**AIM:** Repeat every line of the data exactly, but not the pictures.

**INFORMATION SHOWN:**
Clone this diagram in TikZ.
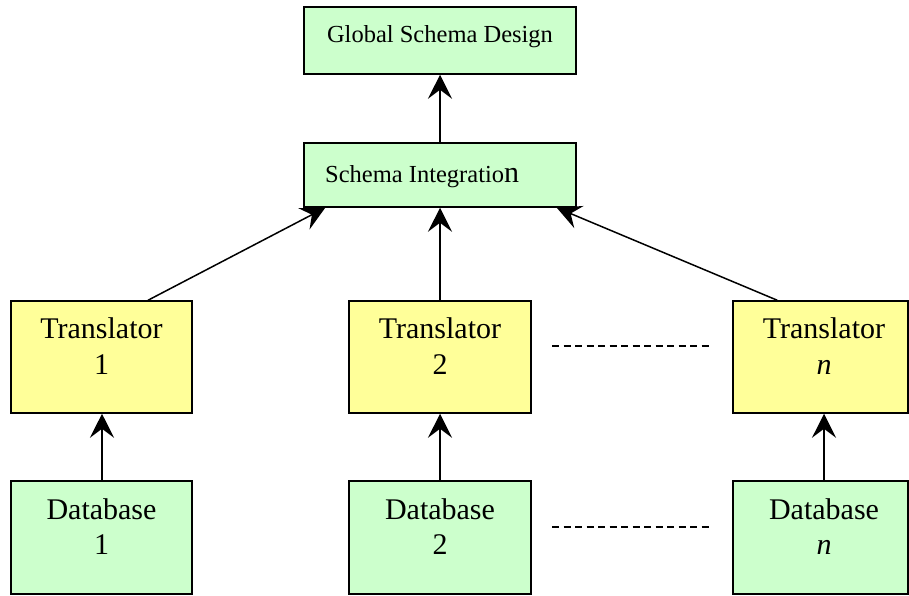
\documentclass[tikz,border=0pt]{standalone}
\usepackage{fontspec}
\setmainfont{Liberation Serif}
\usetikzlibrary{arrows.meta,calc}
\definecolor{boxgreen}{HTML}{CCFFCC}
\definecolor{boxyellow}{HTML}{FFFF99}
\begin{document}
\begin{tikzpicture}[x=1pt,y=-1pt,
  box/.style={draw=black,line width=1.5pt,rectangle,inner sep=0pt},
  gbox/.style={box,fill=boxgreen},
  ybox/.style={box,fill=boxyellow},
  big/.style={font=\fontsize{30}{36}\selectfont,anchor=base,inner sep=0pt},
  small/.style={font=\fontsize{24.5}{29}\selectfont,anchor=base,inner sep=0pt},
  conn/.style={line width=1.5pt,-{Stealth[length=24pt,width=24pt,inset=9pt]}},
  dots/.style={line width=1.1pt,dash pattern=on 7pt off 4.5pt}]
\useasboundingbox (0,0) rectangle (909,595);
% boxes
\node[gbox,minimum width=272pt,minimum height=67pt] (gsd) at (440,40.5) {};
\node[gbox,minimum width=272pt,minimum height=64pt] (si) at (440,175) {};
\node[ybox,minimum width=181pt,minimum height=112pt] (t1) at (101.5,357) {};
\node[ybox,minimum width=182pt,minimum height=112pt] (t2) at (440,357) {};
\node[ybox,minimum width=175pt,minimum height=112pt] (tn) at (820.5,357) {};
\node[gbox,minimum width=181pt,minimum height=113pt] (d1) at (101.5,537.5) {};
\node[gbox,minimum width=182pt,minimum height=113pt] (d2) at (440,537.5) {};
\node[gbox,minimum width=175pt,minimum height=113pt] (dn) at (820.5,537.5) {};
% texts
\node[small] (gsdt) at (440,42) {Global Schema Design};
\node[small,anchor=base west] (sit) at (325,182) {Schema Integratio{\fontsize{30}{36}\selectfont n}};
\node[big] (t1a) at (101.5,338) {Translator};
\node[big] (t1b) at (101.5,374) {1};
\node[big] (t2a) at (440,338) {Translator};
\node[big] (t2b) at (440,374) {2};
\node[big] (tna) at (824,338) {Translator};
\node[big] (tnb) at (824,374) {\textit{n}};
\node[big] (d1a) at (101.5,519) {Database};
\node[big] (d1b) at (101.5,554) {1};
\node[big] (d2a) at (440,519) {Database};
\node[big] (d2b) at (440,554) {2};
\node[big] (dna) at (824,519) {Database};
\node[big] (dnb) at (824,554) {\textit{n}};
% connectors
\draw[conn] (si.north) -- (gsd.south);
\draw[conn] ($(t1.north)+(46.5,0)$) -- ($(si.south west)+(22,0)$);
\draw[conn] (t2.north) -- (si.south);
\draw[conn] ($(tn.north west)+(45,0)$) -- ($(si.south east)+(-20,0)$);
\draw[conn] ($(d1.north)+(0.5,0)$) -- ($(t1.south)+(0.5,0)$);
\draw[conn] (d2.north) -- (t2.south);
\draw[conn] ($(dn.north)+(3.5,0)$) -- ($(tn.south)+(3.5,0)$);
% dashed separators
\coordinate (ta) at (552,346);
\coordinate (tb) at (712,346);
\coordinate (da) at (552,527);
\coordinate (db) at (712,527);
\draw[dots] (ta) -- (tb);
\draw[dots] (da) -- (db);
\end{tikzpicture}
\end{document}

**OUTPUT FOR THIS EXERCISE:**
Clone this diagram in TikZ.
\documentclass[tikz,border=0pt]{standalone}
\usepackage{fontspec}
\setmainfont{Liberation Serif}
\usetikzlibrary{arrows.meta,calc}
\definecolor{boxgreen}{HTML}{CCFFCC}
\definecolor{boxyellow}{HTML}{FFFF99}
\begin{document}
\begin{tikzpicture}[x=1pt,y=-1pt,
  box/.style={draw=black,line width=1.5pt,rectangle,inner sep=0pt},
  gbox/.style={box,fill=boxgreen},
  ybox/.style={box,fill=boxyellow},
  big/.style={font=\fontsize{30}{36}\selectfont,anchor=base,inner sep=0pt},
  small/.style={font=\fontsize{24.5}{29}\selectfont,anchor=base,inner sep=0pt},
  conn/.style={line width=1.5pt,-{Stealth[length=24pt,width=24pt,inset=9pt]}},
  dots/.style={line width=1.1pt,dash pattern=on 7pt off 4.5pt}]
\useasboundingbox (0,0) rectangle (909,595);
% boxes
\node[gbox,minimum width=272pt,minimum height=67pt] (gsd) at (440,40.5) {};
\node[gbox,minimum width=272pt,minimum height=64pt] (si) at (440,175) {};
\node[ybox,minimum width=181pt,minimum height=112pt] (t1) at (101.5,357) {};
\node[ybox,minimum width=182pt,minimum height=112pt] (t2) at (440,357) {};
\node[ybox,minimum width=175pt,minimum height=112pt] (tn) at (820.5,357) {};
\node[gbox,minimum width=181pt,minimum height=113pt] (d1) at (101.5,537.5) {};
\node[gbox,minimum width=182pt,minimum height=113pt] (d2) at (440,537.5) {};
\node[gbox,minimum width=175pt,minimum height=113pt] (dn) at (820.5,537.5) {};
% texts
\node[small] (gsdt) at (440,42) {Global Schema Design};
\node[small,anchor=base west] (sit) at (325,182) {Schema Integratio{\fontsize{30}{36}\selectfont n}};
\node[big] (t1a) at (101.5,338) {Translator};
\node[big] (t1b) at (101.5,374) {1};
\node[big] (t2a) at (440,338) {Translator};
\node[big] (t2b) at (440,374) {2};
\node[big] (tna) at (824,338) {Translator};
\node[big] (tnb) at (824,374) {\textit{n}};
\node[big] (d1a) at (101.5,519) {Database};
\node[big] (d1b) at (101.5,554) {1};
\node[big] (d2a) at (440,519) {Database};
\node[big] (d2b) at (440,554) {2};
\node[big] (dna) at (824,519) {Database};
\node[big] (dnb) at (824,554) {\textit{n}};
% connectors
\draw[conn] (si.north) -- (gsd.south);
\draw[conn] ($(t1.north)+(46.5,0)$) -- ($(si.south west)+(22,0)$);
\draw[conn] (t2.north) -- (si.south);
\draw[conn] ($(tn.north west)+(45,0)$) -- ($(si.south east)+(-20,0)$);
\draw[conn] ($(d1.north)+(0.5,0)$) -- ($(t1.south)+(0.5,0)$);
\draw[conn] (d2.north) -- (t2.south);
\draw[conn] ($(dn.north)+(3.5,0)$) -- ($(tn.south)+(3.5,0)$);
% dashed separators
\coordinate (ta) at (552,346);
\coordinate (tb) at (712,346);
\coordinate (da) at (552,527);
\coordinate (db) at (712,527);
\draw[dots] (ta) -- (tb);
\draw[dots] (da) -- (db);
\end{tikzpicture}
\end{document}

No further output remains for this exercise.